(It's better to create than destroy what's unnecessary)

Saturday, August 7, 2010

The Enigma Of Arrival - pg. 25

Sheep were no longer the main animals of the plain. I saw a sheep-shearing only once. It was done by a big man, an Australian, I was told, and the shearing was done in one of the old buildings -- timber walls and a slate roof -- at the side of the cottage-row in which Jack lived. I saw the shearing by accident; I had heard nothing about it; it just happened at the time of my afternoon walk. But the shearing had clearly been news for some; the farm people and people from elsewhere as well had gathered to watch. A display of strength and speed, the fleecy animal lifted and shorn (and sometimes cut) at the same time, and then sent off, oddly naked -- the ceremony was like something out of an old novel, perhaps by Hardy, or out of a Victorian country diary.
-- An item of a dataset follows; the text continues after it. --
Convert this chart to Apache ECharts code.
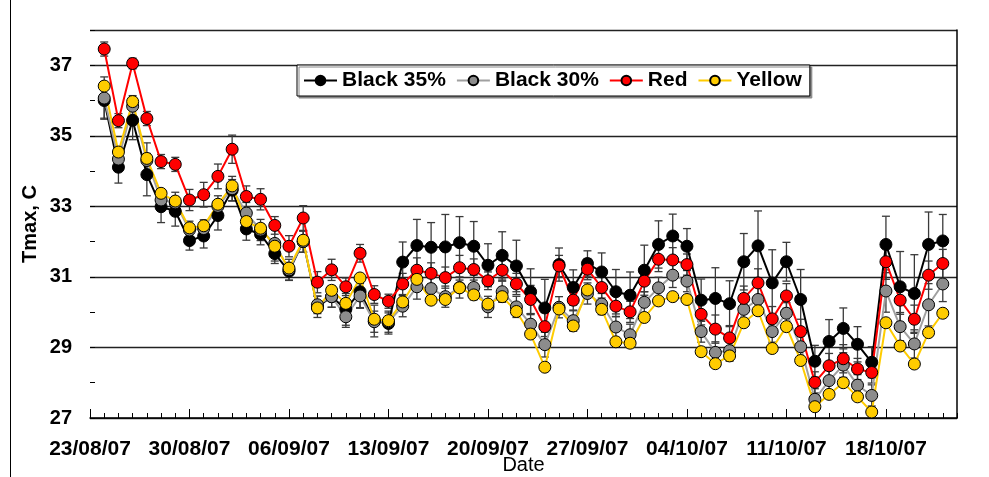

And it was as though, then, the firing ranges of Salisbury Plain, and the vapour trails of military aircraft in the sky, and the army houses and the roaring highways didn't lie around us. As though, in that little spot around the farm buildings and Jack's cottage, time had stood still, and things were easy as they had been, for a little while. But the sheep-shearing was from the past. Like the old farm buildings. Like the caravan that wasn't going to move again. Like the barn where grain was no longer stored.